# DATASET SECTION:
....

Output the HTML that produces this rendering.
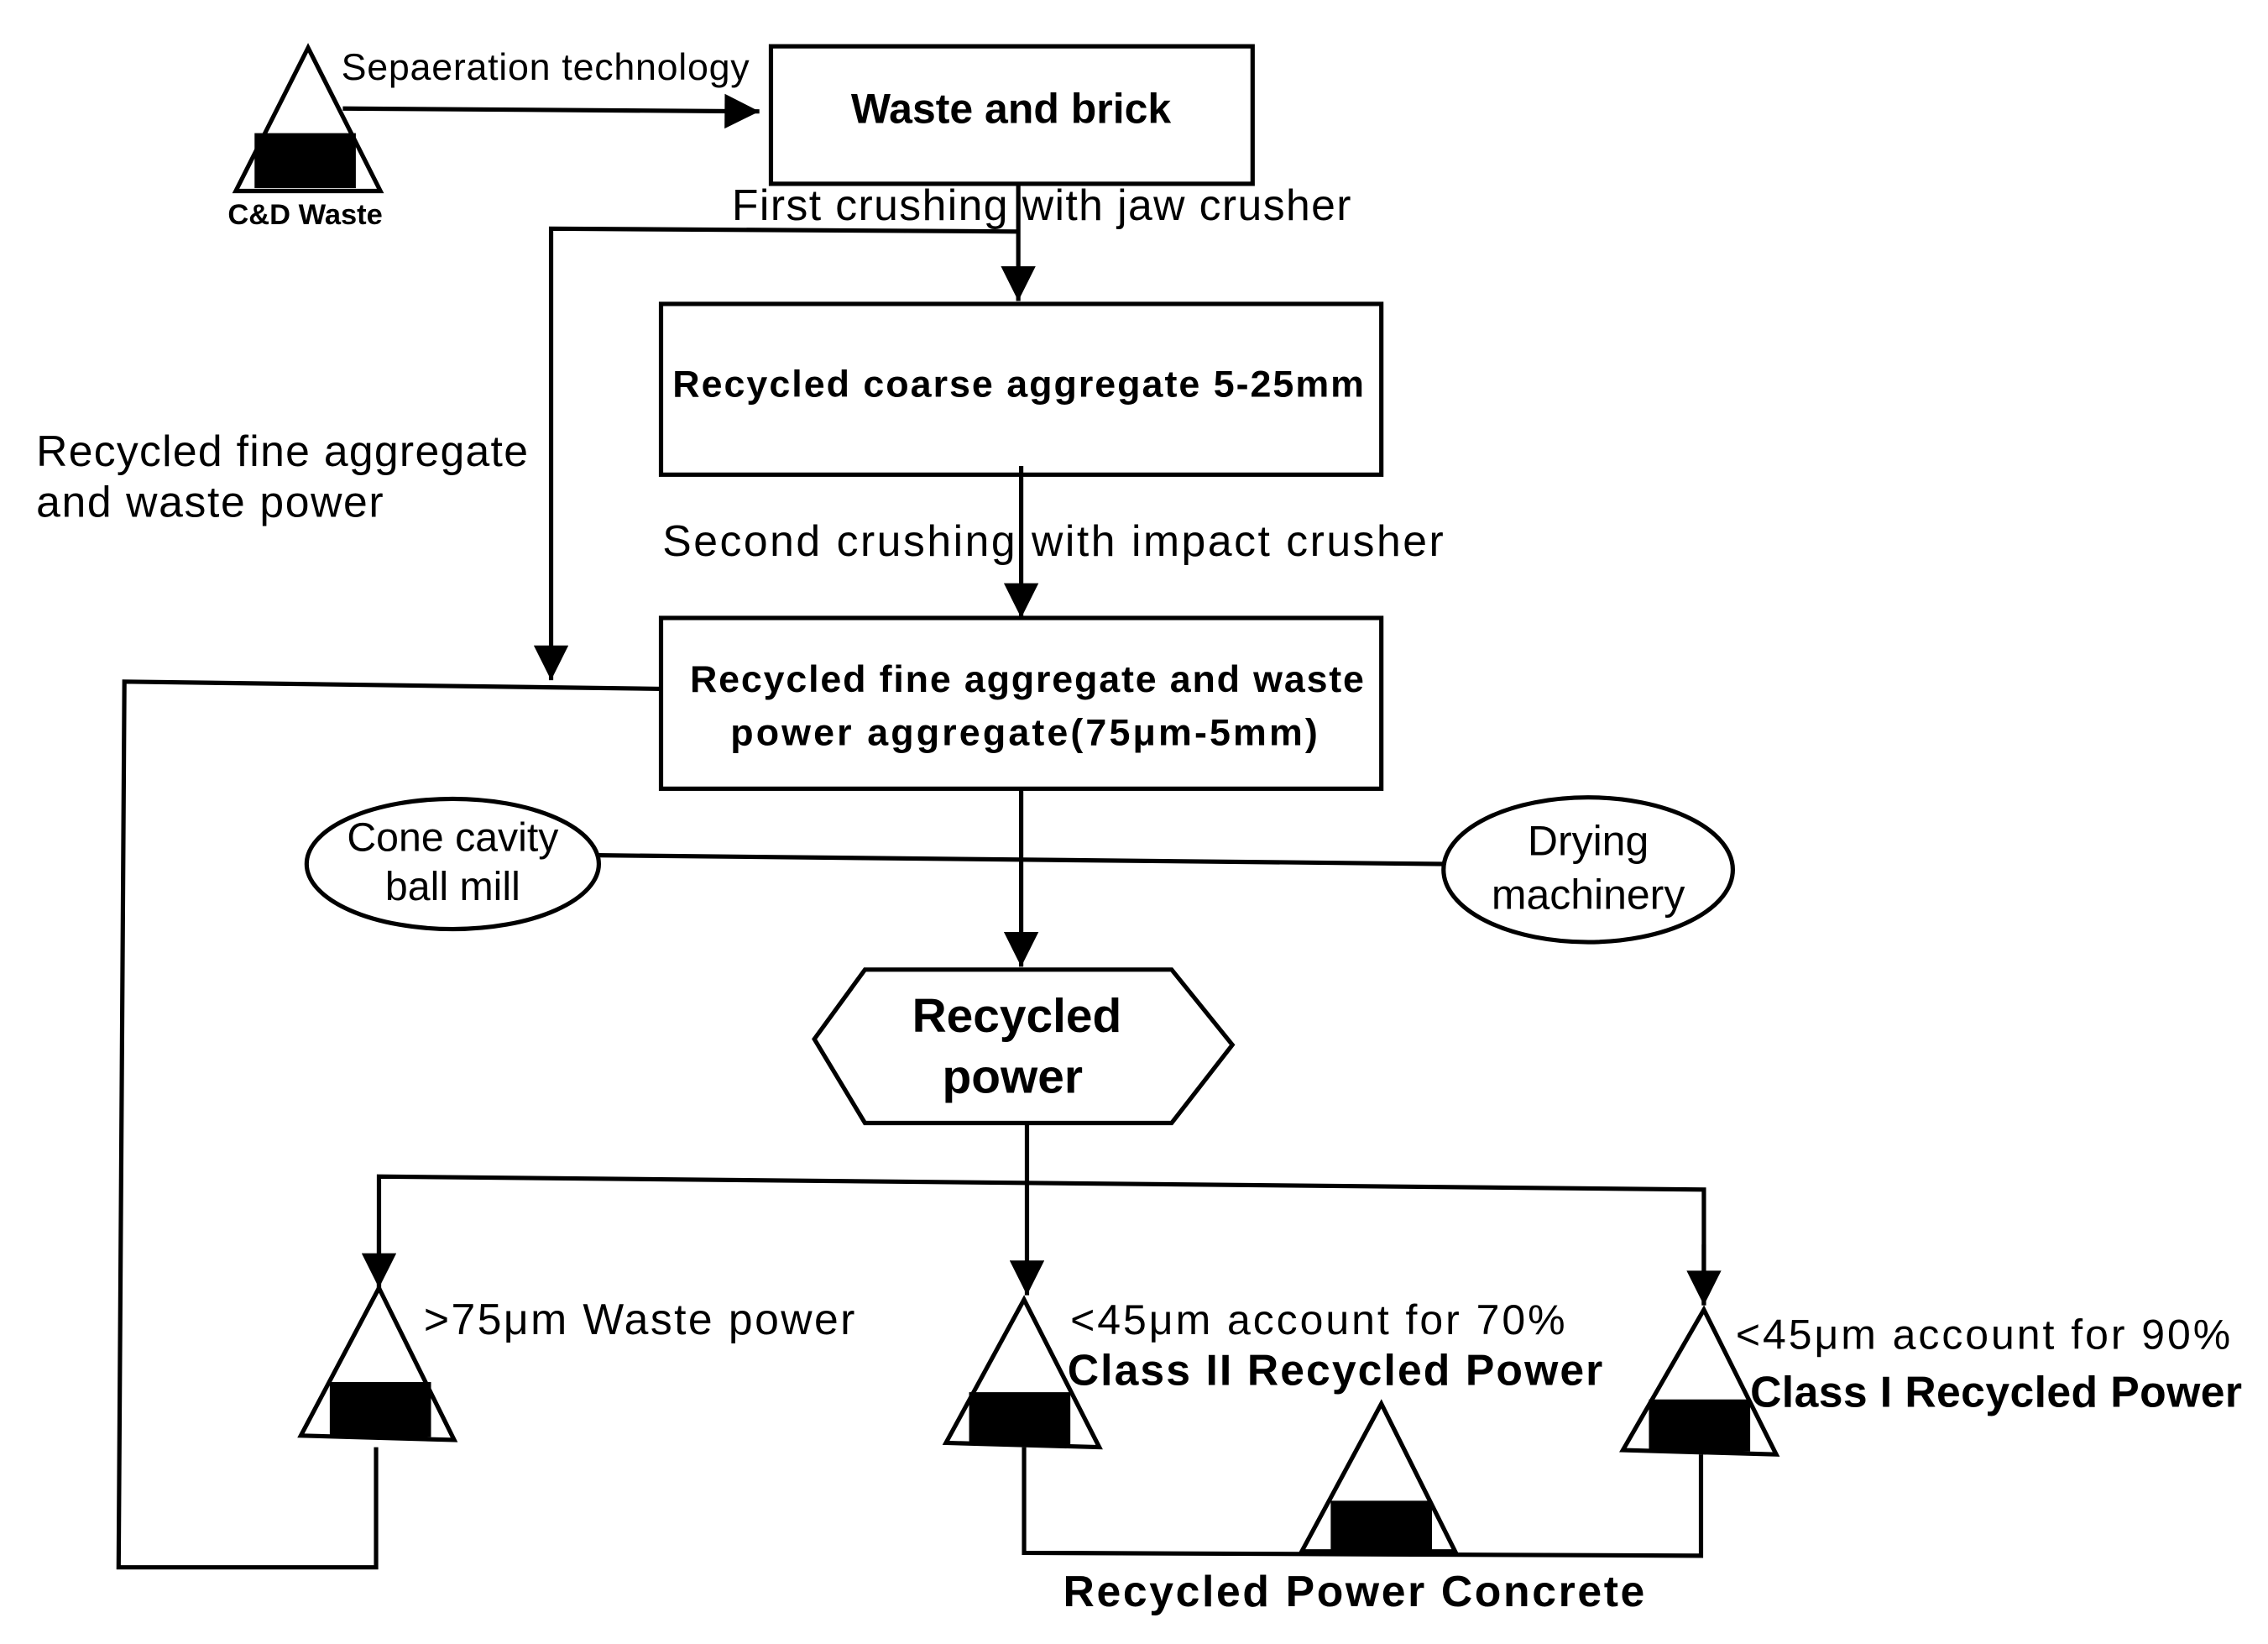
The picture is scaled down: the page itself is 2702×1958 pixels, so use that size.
<!DOCTYPE html>
<html><head><meta charset="utf-8"><style>html,body{margin:0;padding:0;background:#fff}svg{display:block}</style></head>
<body>
<svg width="2702" height="1958" viewBox="0 0 1568 1136" preserveAspectRatio="none" xmlns="http://www.w3.org/2000/svg" font-family="Liberation Sans, sans-serif">
<defs>
<marker id="b" viewBox="0 0 20 20" refX="20" refY="10" markerWidth="36" markerHeight="24" markerUnits="userSpaceOnUse" orient="auto"><path d="M0,0L20,10L0,20z"/></marker></defs>
<g fill="none" stroke="#000" stroke-width="3">
<polygon points="213,33 163,132 263,132"/>
<line x1="237" y1="75" x2="525" y2="77" marker-end="url(#b)"/>
<rect x="533" y="32" width="333" height="95"/>
<line x1="704" y1="127" x2="704" y2="208" marker-end="url(#b)"/>
<polyline points="704,160 381,158 381,470" marker-end="url(#b)"/>
<rect x="457" y="210" width="498" height="118"/>
<line x1="706" y1="322" x2="706" y2="427" marker-end="url(#b)"/>
<rect x="457" y="427" width="498" height="118"/>
<polyline points="457,476 86,471 82,1083 260,1083 260,1000"/>
<ellipse cx="313" cy="597" rx="101" ry="45"/>
<ellipse cx="1098" cy="601" rx="100" ry="50"/>
<line x1="414" y1="591" x2="998" y2="597"/>
<line x1="706" y1="545" x2="706" y2="668" marker-end="url(#b)"/>
<polygon points="563,718 598,670 810,670 852,722 810,776 598,776"/>
<line x1="710" y1="776" x2="710" y2="895" marker-end="url(#b)"/>
<polyline points="262,890 262,813 1178,822 1178,902" />
<line x1="262" y1="850" x2="262" y2="890" marker-end="url(#b)"/>
<line x1="1178" y1="860" x2="1178" y2="902" marker-end="url(#b)"/>
<polygon points="262,890 208,992 314,995"/>
<polygon points="708,898 654,997 760,1000"/>
<polygon points="1178,905 1122,1002 1228,1005"/>
<polygon points="955,970 900,1072 1006,1072"/>
<polyline points="708,1000 708,1073 1176,1075 1176,1005"/>
</g>
<g fill="#000">
<rect x="176" y="92" width="70" height="38"/>
<rect x="228" y="955" width="70" height="38"/>
<rect x="670" y="962" width="70" height="36"/>
<rect x="1140" y="967" width="70" height="36"/>
<rect x="920" y="1037" width="70" height="35"/>
</g>
<g font-size="26">
<text x="236" y="55" textLength="282">Sepaeration technology</text>
<text x="506" y="152" font-size="30" textLength="428">First crushing with jaw crusher</text>
<text x="458" y="384" font-size="30" textLength="540">Second crushing with impact crusher</text>
<text x="25" y="322" font-size="30" textLength="340">Recycled fine aggregate</text>
<text x="25" y="357" font-size="30" textLength="240">and waste power</text>
<text x="313" y="588" font-size="28" text-anchor="middle">Cone cavity</text>
<text x="313" y="622" font-size="28" text-anchor="middle">ball mill</text>
<text x="1098" y="591" font-size="29" text-anchor="middle">Drying</text>
<text x="1098" y="628" font-size="29" text-anchor="middle">machinery</text>
<text x="293" y="922" font-size="30" textLength="298">&gt;75μm Waste power</text>
<text x="740" y="922" font-size="29" textLength="342">&lt;45μm account for 70%</text>
<text x="1200" y="932" font-size="29" textLength="342">&lt;45μm account for 90%</text>
</g>
<g font-weight="bold">
<text x="211" y="155" font-size="20" text-anchor="middle">C&amp;D Waste</text>
<text x="699" y="85" font-size="29" text-anchor="middle">Waste and brick</text>
<text x="704" y="274" font-size="26" text-anchor="middle" textLength="478">Recycled coarse aggregate 5-25mm</text>
<text x="710" y="478" font-size="26" text-anchor="middle" textLength="466">Recycled fine aggregate and waste</text>
<text x="708" y="515" font-size="26" text-anchor="middle" textLength="406">power aggregate(75μm-5mm)</text>
<text x="703" y="713" font-size="33" text-anchor="middle">Recycled</text>
<text x="700" y="755" font-size="33" text-anchor="middle">power</text>
<text x="738" y="957" font-size="30" textLength="370">Class II Recycled Power</text>
<text x="1210" y="972" font-size="30" textLength="340">Class I Recycled Power</text>
<text x="735" y="1110" font-size="30" textLength="402">Recycled Power Concrete</text>
</g>
</svg>
</body></html>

....

# REQUEST:
Identify and list each line with the word "that".

# WRITTEN SOLUTION:
Output the HTML that produces this rendering.
The picture is scaled down: the page itself is 2702×1958 pixels, so use that size.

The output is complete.